Hydrostatic pressure in a tilted tube

[Jahnavi]

Homework Statement

Prove that the hydrostatic pressure difference between the liquid surface and the base of rightmost tube is ρgh (h is the vertical distance of the liquid surface from the base ) ?

Homework Equations

The Attempt at a Solution

I would like to prove this result just out of curiosity .

The tube is tilted at an angle θ with the vertical . Tube length is L .

Consider a small cuboidal shape fluid element of base area A and height dx at a distance x from the base of the tube .

Weight of the fluid element = (Adx)ρg

Since the fluid is in equilibrium , the net force along the length of the tube is zero .
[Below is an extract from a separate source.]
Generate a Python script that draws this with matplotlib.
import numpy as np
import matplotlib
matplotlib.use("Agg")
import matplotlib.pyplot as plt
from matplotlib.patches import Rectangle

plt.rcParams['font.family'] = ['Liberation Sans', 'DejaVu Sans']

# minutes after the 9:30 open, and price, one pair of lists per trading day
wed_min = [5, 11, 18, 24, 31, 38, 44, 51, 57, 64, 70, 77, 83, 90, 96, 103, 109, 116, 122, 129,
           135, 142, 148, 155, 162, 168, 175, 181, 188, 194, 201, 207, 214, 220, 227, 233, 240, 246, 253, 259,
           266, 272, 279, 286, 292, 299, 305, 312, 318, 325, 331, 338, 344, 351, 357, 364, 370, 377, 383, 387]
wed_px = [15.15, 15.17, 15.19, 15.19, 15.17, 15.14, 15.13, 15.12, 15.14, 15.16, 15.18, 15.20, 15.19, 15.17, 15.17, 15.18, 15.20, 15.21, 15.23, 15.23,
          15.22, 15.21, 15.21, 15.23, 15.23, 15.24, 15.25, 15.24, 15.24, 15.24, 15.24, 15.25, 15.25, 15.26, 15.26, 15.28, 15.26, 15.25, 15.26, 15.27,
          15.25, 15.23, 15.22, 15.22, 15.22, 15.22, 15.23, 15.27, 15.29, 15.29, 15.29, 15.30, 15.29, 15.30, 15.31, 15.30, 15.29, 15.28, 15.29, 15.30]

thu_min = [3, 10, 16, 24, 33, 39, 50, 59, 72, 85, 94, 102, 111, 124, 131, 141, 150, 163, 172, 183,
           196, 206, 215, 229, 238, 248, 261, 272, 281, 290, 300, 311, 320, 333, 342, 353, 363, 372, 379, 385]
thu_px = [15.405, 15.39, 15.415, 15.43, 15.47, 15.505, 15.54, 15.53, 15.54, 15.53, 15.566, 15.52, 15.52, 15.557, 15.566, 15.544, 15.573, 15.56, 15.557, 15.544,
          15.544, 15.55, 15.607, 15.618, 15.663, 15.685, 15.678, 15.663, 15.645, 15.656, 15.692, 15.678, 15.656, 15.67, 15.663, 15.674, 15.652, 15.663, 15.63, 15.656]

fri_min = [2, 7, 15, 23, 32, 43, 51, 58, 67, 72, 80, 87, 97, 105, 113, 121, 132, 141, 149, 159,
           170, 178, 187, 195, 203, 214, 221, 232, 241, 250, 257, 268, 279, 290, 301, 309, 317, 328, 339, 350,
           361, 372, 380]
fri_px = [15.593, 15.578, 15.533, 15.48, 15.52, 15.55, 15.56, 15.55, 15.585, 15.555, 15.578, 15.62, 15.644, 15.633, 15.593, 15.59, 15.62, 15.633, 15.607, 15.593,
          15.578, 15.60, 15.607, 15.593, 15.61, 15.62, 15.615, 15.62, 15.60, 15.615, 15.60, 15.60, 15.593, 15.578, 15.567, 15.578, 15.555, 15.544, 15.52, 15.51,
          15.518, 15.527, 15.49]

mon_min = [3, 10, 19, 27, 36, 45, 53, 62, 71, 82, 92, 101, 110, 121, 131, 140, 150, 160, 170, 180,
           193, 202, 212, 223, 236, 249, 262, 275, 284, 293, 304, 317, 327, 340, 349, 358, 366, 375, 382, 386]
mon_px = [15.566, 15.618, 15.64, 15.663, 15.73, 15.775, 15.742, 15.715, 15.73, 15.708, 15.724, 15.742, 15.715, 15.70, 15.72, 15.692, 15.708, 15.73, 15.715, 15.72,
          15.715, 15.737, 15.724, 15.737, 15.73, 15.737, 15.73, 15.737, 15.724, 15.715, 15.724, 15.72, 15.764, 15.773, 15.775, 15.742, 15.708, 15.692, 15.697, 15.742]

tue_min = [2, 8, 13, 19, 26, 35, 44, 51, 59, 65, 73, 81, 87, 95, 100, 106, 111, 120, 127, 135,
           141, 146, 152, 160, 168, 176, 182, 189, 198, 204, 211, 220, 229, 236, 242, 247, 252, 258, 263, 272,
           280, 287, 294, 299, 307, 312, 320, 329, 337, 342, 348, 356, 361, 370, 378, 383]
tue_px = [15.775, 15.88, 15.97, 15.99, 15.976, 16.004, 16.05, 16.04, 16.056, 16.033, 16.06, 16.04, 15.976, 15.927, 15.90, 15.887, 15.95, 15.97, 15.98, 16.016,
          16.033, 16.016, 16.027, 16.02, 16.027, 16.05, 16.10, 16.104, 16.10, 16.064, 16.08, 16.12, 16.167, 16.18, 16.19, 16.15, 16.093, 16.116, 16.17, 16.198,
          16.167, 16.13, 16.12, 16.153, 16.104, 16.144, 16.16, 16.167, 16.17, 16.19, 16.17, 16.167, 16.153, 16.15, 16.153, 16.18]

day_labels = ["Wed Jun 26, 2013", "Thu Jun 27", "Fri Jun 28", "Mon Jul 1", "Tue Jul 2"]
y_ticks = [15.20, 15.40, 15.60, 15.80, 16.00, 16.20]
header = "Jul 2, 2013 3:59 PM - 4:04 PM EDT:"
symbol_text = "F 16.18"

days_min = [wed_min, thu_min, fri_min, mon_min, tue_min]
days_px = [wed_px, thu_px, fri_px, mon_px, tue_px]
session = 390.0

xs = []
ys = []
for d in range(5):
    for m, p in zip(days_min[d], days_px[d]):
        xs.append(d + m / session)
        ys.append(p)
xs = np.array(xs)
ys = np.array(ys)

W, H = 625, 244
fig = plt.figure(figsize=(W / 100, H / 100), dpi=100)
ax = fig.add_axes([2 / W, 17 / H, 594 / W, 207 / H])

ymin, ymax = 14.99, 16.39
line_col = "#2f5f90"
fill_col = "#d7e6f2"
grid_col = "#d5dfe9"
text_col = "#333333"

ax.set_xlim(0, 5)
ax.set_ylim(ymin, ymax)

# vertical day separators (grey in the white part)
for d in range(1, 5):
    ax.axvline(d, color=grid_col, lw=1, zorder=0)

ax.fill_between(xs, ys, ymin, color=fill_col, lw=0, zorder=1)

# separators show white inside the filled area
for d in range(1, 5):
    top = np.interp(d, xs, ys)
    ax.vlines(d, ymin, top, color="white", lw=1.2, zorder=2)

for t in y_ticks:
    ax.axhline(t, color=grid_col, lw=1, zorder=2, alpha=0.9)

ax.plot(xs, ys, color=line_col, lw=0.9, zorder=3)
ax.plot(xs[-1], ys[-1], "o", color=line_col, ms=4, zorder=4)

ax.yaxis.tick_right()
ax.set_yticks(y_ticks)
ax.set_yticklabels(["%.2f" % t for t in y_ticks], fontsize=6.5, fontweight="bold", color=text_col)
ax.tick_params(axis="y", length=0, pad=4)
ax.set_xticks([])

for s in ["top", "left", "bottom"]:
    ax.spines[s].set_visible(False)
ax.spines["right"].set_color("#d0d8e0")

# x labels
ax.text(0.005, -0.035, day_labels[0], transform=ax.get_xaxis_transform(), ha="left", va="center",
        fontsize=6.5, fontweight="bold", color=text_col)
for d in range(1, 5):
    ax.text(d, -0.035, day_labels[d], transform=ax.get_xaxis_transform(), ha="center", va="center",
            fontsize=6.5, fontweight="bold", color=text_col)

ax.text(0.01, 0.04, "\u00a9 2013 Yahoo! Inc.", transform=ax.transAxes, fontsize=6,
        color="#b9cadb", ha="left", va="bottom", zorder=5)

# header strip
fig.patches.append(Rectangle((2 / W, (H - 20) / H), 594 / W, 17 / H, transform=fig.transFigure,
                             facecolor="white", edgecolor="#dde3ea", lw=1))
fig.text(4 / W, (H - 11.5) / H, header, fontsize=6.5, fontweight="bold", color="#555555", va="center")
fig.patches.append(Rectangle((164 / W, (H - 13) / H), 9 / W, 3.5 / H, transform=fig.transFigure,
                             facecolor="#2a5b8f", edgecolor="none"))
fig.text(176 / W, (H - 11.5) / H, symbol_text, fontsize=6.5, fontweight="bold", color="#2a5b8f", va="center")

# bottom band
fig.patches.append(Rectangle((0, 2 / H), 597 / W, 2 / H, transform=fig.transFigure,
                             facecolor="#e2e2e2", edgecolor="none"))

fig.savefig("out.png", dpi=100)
If P (x) denotes pressure at a distance x from the base ,

P(x)A - P(x+dx)A - (Adx)ρg(cosθ) = 0

dP = ρg(cosθ)dx

P(0) - P(L) = ∫ ρg(cosθ)dx
= ρgL(cosθ)
= ρgh

Is this derivation correct ?

 

[Chestermiller]

That seems correct to me.

 

[Jahnavi]

Thanks !

 

[Jahnavi]

If we consider the rightmost tube to be a thin capillary tube such that the surface has a curved meniscus , will the pressure at the base still be P₀+ρgh ?

Actually I want to ask whether surface tension is relevant as far as hydrostatic pressure in the liquid is concerned ?

 

[Chestermiller]

If we consider the rightmost tube to be a thin capillary tube such that the surface has a curved meniscus , will the pressure at the base still be P₀+ρgh ?

Actually I want to ask whether surface tension is relevant as far as hydrostatic pressure in the liquid is concerned ?

Surface tension causes a pressure difference across the free surface. So, do you think this matters?

 

[Jahnavi]

Taking surface tension into account ,pressure at the base would be P₀ - 2T/r + ρgh . Right ?

 

[Chestermiller]

Taking surface tension into account ,pressure at the base would be P₀ - 2T/r + ρgh . Right ?

Yes, for a hemispherical surface contour.